As for the supposed severity of Bulatov’s injuries? Well, in Euromaidan, activist injuries are never quite what they seem. Tetyana Chornovol, pictured, the opposition activist involved in extreme opposition violence (as Bulatov was) whose injuries in the alleged beating she received on December 24/25 were described as life-threatening? Less than a month later, she was out and about once again, banging on about the property she accuses Yanukovych of owning like a demented episode of Through the Keyhole. As for her injuries, less than 2 months after she’s as good as new. Her mental health is another area, as both Chornovol and singer Ruslana seem to be having their own contest on Maidan these days, who can out-mad the other.
Lviv-native Ruslana, for her part, seems to think that just about everyone in Ukraine is pursuing her, flipping between listing her various persecutions to plugging the magazine covers and television shows she has appeared on. Her appearance increasingly blowsy and dishevelled, her speech ever more disconjointed (video originally posted now removed by user), she has made repeated reference to fearing the same will happen to her as Bulatov. By which she takes us not to mean being given an amount of money to lie low for a few days, spending some of that on iTunes. Anyway, Ruslana of Eurovision won the contest in 2004. Ruslana of Euromaidan 2014 looks like she should be surrounded by cats outside a Metro station.

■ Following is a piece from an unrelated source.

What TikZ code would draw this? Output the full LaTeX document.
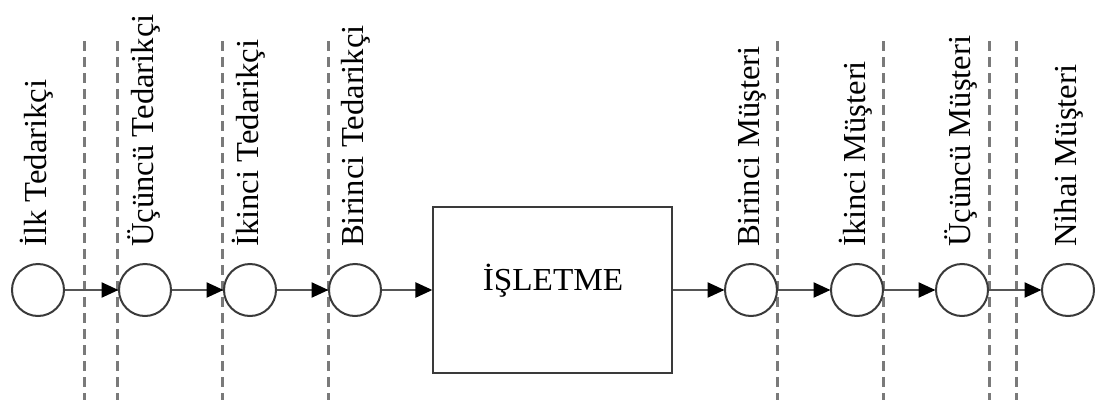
\documentclass[tikz,border=0pt]{standalone}
\usepackage{fontspec}
\setmainfont{Liberation Serif}
\usetikzlibrary{arrows.meta}
\definecolor{linegray}{HTML}{3A3A3A}
\definecolor{arrowgray}{HTML}{555555}
\definecolor{dashgray}{HTML}{7A7A7A}
\tikzset{
  stage/.style={circle,draw=linegray,line width=2pt,minimum size=52pt,inner sep=0pt},
  firm/.style={rectangle,draw=linegray,line width=2.2pt,minimum width=239pt,minimum height=166pt,inner sep=0pt},
  lbl/.style={rotate=90,anchor=base west,inner sep=0pt,font=\fontsize{32}{32}\selectfont,xscale=1.02},
  flow/.style={draw=arrowgray,line width=2.4pt,-{Triangle[length=17pt,width=15pt,fill=black,color=black]},shorten >=-0.5pt},
  sep/.style={draw=dashgray,line width=3pt,dash pattern=on 10pt off 6pt}
}
\begin{document}
\begin{tikzpicture}[x=1pt,y=-1pt]
\useasboundingbox (0,0) rectangle (1096,407);
% separators
\foreach \xx [count=\i] in {84,117,222,328,777,883,989,1016}
  \coordinate (s\i t) at (\xx,41);
\foreach \xx [count=\i] in {84,117,222,328,777,883,989,1016}
  \coordinate (s\i b) at (\xx,400);
\foreach \i in {1,...,8}
  \draw[sep] (s\i t) -- (s\i b);
% nodes
\node[stage] (c1) at (38,290) {};
\node[stage] (c2) at (145,290) {};
\node[stage] (c3) at (250,290) {};
\node[stage] (c4) at (355,290) {};
\node[firm] (f) at (552.5,290) {};
\node[anchor=base,inner sep=0pt,font=\fontsize{32}{32}\selectfont,xscale=1.04] (ft) at (553,290) {İŞLETME};
\node[stage] (d1) at (751,290) {};
\node[stage] (d2) at (857,290) {};
\node[stage] (d3) at (962,290) {};
\node[stage] (d4) at (1068,290) {};
% labels
\node[lbl] (l1) at (46,247) {İlk Tedarikçi};
\node[lbl] (l2) at (153,247) {Üçüncü Tedarikçi};
\node[lbl] (l3) at (258,247) {İkinci Tedarikçi};
\node[lbl] (l4) at (363,247) {Birinci Tedarikçi};
\node[lbl] (m1) at (759,247) {Birinci Müşteri};
\node[lbl] (m2) at (865,247) {İkinci Müşteri};
\node[lbl] (m3) at (970,247) {Üçüncü Müşteri};
\node[lbl] (m4) at (1076,247) {Nihai Müşteri};
% arrows
\draw[flow] (c1) -- (c2);
\draw[flow] (c2) -- (c3);
\draw[flow] (c3) -- (c4);
\draw[flow] (c4) -- (f);
\draw[flow] (f) -- (d1);
\draw[flow] (d1) -- (d2);
\draw[flow] (d2) -- (d3);
\draw[flow] (d3) -- (d4);
\end{tikzpicture}
\end{document}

Ruslana is name-checked incidentally, in a self-made video by a naked young lady daubed in the Ukrainian colours. In the video, in which she speaks right to camera it’s unclear whether it’s more of a cry for help for Euromaidan, or simply a cry for social service intervention.
Then, of course, most recently, there’s the ‘I Am a Ukrainian‘ video. Glossily produced, artfully edited, staged and set, you can’t fault the production values. The content is another question, with the poor girl put up to the task of being the latest oppressed victim of Euromaidan, clearly not the full hryvnia (even before Euromaidan’s ongoing state-of-crisis takes the currency to new lows).
In the 2 minute video, she praises those having fought and killed Ukrainian police, most recently murdered a judge (shot in the back), members of Ukraine’s most extreme right-wing groups, as ‘brave, civilised people‘, reference to fantastical police raids and abductions at night, like some sort of Lady and the Tramp dog-catcher. She further reveals a key fear of … being disconnected from the internet. Well, quite. Anyone who’s been on Maidan will confirm the most difficult thing there is not being automatically connected to one of a number of free wifi providers set up.
One thing many on Euromaidan have lost their connection to though, is reality. It’s One Flew Over the Maidan’s Nest down there, as the lunatics run deranged.